WHAT IS NEEDED: Write out the records word for word, with no pictures.

Figure scripts

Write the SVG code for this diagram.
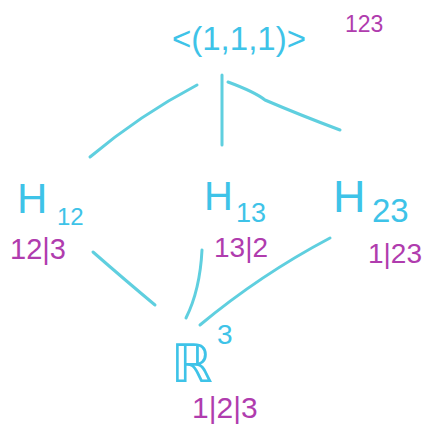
<svg xmlns="http://www.w3.org/2000/svg" width="423" height="426" viewBox="0 0 423 426">
<style>
.c{fill:#3ec3e8;font-family:"Liberation Sans","DejaVu Sans",sans-serif}
.m{fill:#b03cae;font-family:"Liberation Sans","DejaVu Sans",sans-serif}
.e{fill:none;stroke:#5fcfdf;stroke-width:3;stroke-linecap:round}
</style>
<rect width="423" height="426" fill="#ffffff"/>
<g id="connectors">
<path class="e" d="M197,85 Q140,115 90,157"/>
<path class="e" d="M222,75 L222,145"/>
<path class="e" d="M228,82 Q255,92 265,100 Q300,115 340,130"/>
<path class="e" d="M93,252 Q125,280 155,305"/>
<path class="e" d="M202,250 Q200,290 186,318"/>
<path class="e" d="M330,238 Q260,275 200,325"/>
</g>
<g id="top">
<text class="c" x="172" y="50" font-size="33">&lt;(1,1,1)&gt;</text>
<text class="m" x="345" y="32" font-size="23">123</text>
</g>
<g id="H12">
<text class="c" x="17" y="213" font-size="42">H</text>
<text class="c" x="57" y="225" font-size="24">12</text>
<text class="m" x="10" y="259" font-size="29">12|3</text>
</g>
<g id="H13">
<text class="c" x="204" y="210" font-size="40">H</text>
<text class="c" x="236" y="222" font-size="27">13</text>
<text class="m" x="214" y="257" font-size="28">13|2</text>
</g>
<g id="H23">
<text class="c" x="333" y="212" font-size="45">H</text>
<text class="c" x="372" y="222" font-size="33">23</text>
<text class="m" x="368" y="263" font-size="28">1|23</text>
</g>
<g id="R3">
<text class="c" x="171" y="382" font-size="53" style="font-family:'DejaVu Sans',sans-serif">ℝ</text>
<text class="c" x="217" y="344" font-size="28">3</text>
<text class="m" x="192" y="418" font-size="30">1|2|3</text>
</g>
</svg>
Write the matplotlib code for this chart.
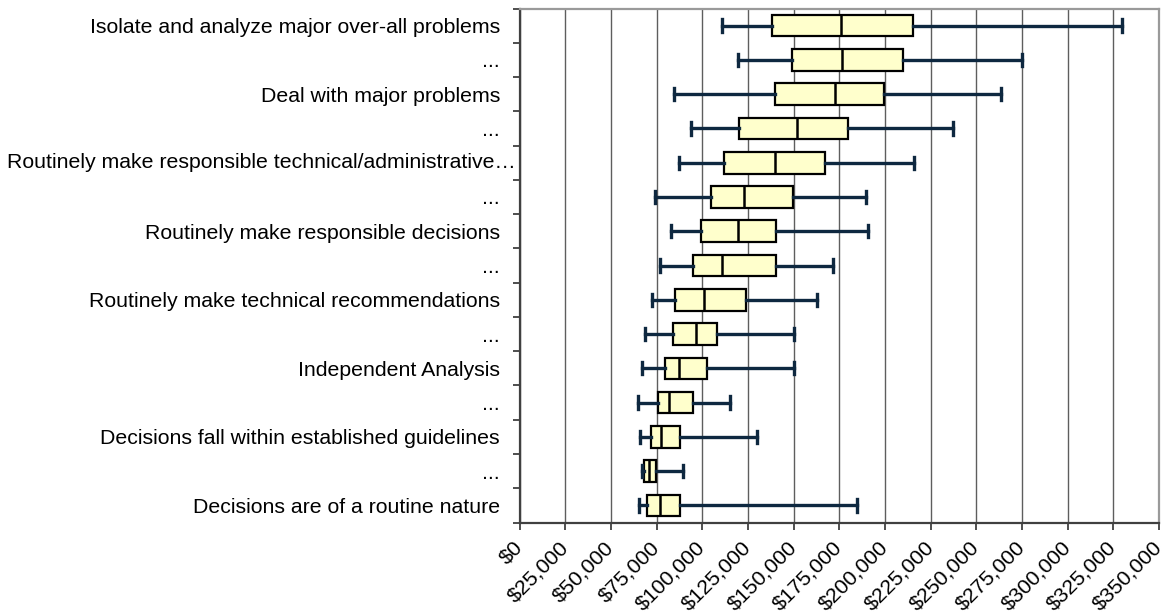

OUTPUT:
Write the SVG code for this diagram.
<svg xmlns="http://www.w3.org/2000/svg" width="423" height="426" viewBox="0 0 423 426">
<style>
.c{fill:#3ec3e8;font-family:"Liberation Sans","DejaVu Sans",sans-serif}
.m{fill:#b03cae;font-family:"Liberation Sans","DejaVu Sans",sans-serif}
.e{fill:none;stroke:#5fcfdf;stroke-width:3;stroke-linecap:round}
</style>
<rect width="423" height="426" fill="#ffffff"/>
<g id="connectors">
<path class="e" d="M197,85 Q140,115 90,157"/>
<path class="e" d="M222,75 L222,145"/>
<path class="e" d="M228,82 Q255,92 265,100 Q300,115 340,130"/>
<path class="e" d="M93,252 Q125,280 155,305"/>
<path class="e" d="M202,250 Q200,290 186,318"/>
<path class="e" d="M330,238 Q260,275 200,325"/>
</g>
<g id="top">
<text class="c" x="172" y="50" font-size="33">&lt;(1,1,1)&gt;</text>
<text class="m" x="345" y="32" font-size="23">123</text>
</g>
<g id="H12">
<text class="c" x="17" y="213" font-size="42">H</text>
<text class="c" x="57" y="225" font-size="24">12</text>
<text class="m" x="10" y="259" font-size="29">12|3</text>
</g>
<g id="H13">
<text class="c" x="204" y="210" font-size="40">H</text>
<text class="c" x="236" y="222" font-size="27">13</text>
<text class="m" x="214" y="257" font-size="28">13|2</text>
</g>
<g id="H23">
<text class="c" x="333" y="212" font-size="45">H</text>
<text class="c" x="372" y="222" font-size="33">23</text>
<text class="m" x="368" y="263" font-size="28">1|23</text>
</g>
<g id="R3">
<text class="c" x="171" y="382" font-size="53" style="font-family:'DejaVu Sans',sans-serif">ℝ</text>
<text class="c" x="217" y="344" font-size="28">3</text>
<text class="m" x="192" y="418" font-size="30">1|2|3</text>
</g>
</svg>
Write the matplotlib code for this chart.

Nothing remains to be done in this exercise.